# Media Storage Options



## gregsdouglas (Feb 20, 2013)

I've run out of room - over 300 Blu-Rays, about as many DVDs (which mostly are not used as anything I really liked I upgraded to BD already) -but my wall storage is more than full. 

I'm wondering if there's a way to replace my functional but not amazing center console. Thinking I may be able to:

-House my receiver, BD player, streamer, NAS server, Wii, and battery backup/power mgmt. 

-Raise my Center Channel speaker (horizontal unit) up to the bottom of my 100" projector screen

-Hold my media discs. Or even a section of them...

Any recommendations? I'm drawing blanks on Google, eBay, magazine sites, even Pinterest. 

I'd love to rip my discs to my NAS, But other than lossless MKVs at 20-35 GB each, I'm not happy with the compromises (at least with what I use anyway) and my 4x 3TB RAID5 (9TB) storage server is full without the BDs on there and I'm no sure I want to drop another $1500-2000 to add a second NAS server.

Sent from my iPhone using HTShack


----------



## NBPk402 (Feb 21, 2012)

I used to use the Sony 400 dvd changers for storing all my DVDs (just take the cases and put them in a box and store them.... I have seen them used for about $200. The 985 is the one I used and it was nice and functional... http://www.ebay.com/bhp/400-disc-dvd-player

The DVP-CX777ES is the best one though as it has improved electronics and serial control. The downside to the older ones is if you actually want to use it to watch movies they were component only, but for storage they work fine, and if you are only watching dvds then component is fine too IMO.


----------



## gregsdouglas (Feb 20, 2013)

I'm a bit confused - you load Blu-rays into a DVD player that can't read them? So you just keep a master list somewhere of what is in each slot, then eject a specific numbered disc from the carousel and pop it into your actual BD player when you wish to play it then?

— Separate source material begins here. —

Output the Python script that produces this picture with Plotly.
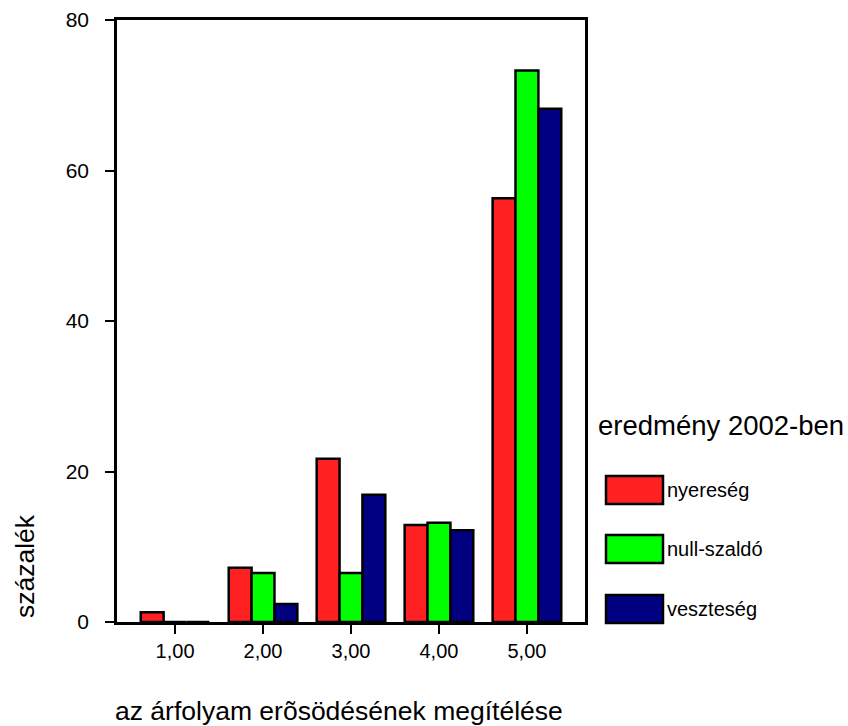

Sent from my iPhone using HTShack


----------



## NBPk402 (Feb 21, 2012)

gregsdouglas said:


> I'm a bit confused - you load Blu-rays into a DVD player that can't read them? So you just keep a master list somewhere of what is in each slot, then eject a specific numbered disc from the carousel and pop it into your actual BD player when you wish to play it then?
> 
> Sent from my iPhone using HTShack


I used to use DVDProfiler to catalog the DVDs, and then printed out the list of movies. When I wanted to watch a movie i looked through either my printed list or via their software, On both the printed list and the software it would tell me what location the disc was in... I would then select that slot and hit play or remove the DVD and put it in a DVD player in another location. Don't get me wrong the units had a great picture for DVDs, it just worked out for me as a compact storage unit since I was running multi zones. Sometimes our son would want to watch a movie in his room so he would bring up the catalog, select what he wanted, and then retrieve the DVD to play in his room. So basically you end up with 400 DVD storage (or player) in the space of a little larger than your AVR. Since you have close to enough DVDs to the max capacity of one changer, I would think it would give you a lot of space for your Blu-rays. They also make them for Blu-Rays but they are quite a bit more expensive.

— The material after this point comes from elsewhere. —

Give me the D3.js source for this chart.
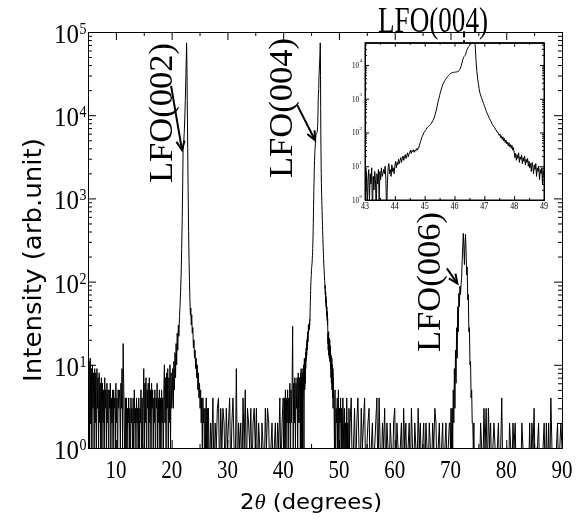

This setup would use one changer for only your DVDs... If you wanted to play your Blu-ray movies you would get one for Blu-rays too. I used to have 3 of the DVD versions to contain 1000 DVDs in a small space.


----------



## Andre (Feb 15, 2010)

I purchased 4 of these:
http://www.dacal.com.tw/cd-library-ii/

they worked very well for a few years then started getting error messages, gears inside that get out of alinement. I still have a few that work but I went to a "manual" vice power solution after that. Its called Discgear, I think you can get them on amazon and youtube and some videos on them for you to watch.


----------



## tripplej (Oct 23, 2011)

Not sure if this is what you are looking for but what about the Kaleidescape system?

Of course, for this option since you have to get their server in addition to the vault to hold the discs and all of this is not cheap. 






You can keep adding more vault units as needed and all the dvd and blu ray discs are stored in one spot and you can select any to play at any one time.


----------



## Tedd (Feb 2, 2007)

Ever consider taking the dvds out of Blurays that come with them, and then doubling up Bluray movies per Bluray case?


----------



## NBPk402 (Feb 21, 2012)

I have some binders for my cds...they hold a couple of hundred cds (I believe) per binder.


----------



## DqMcClain (Sep 16, 2015)

Got pics of the room? Maybe build/buy additional or replacement shelving to increase your capacity...


----------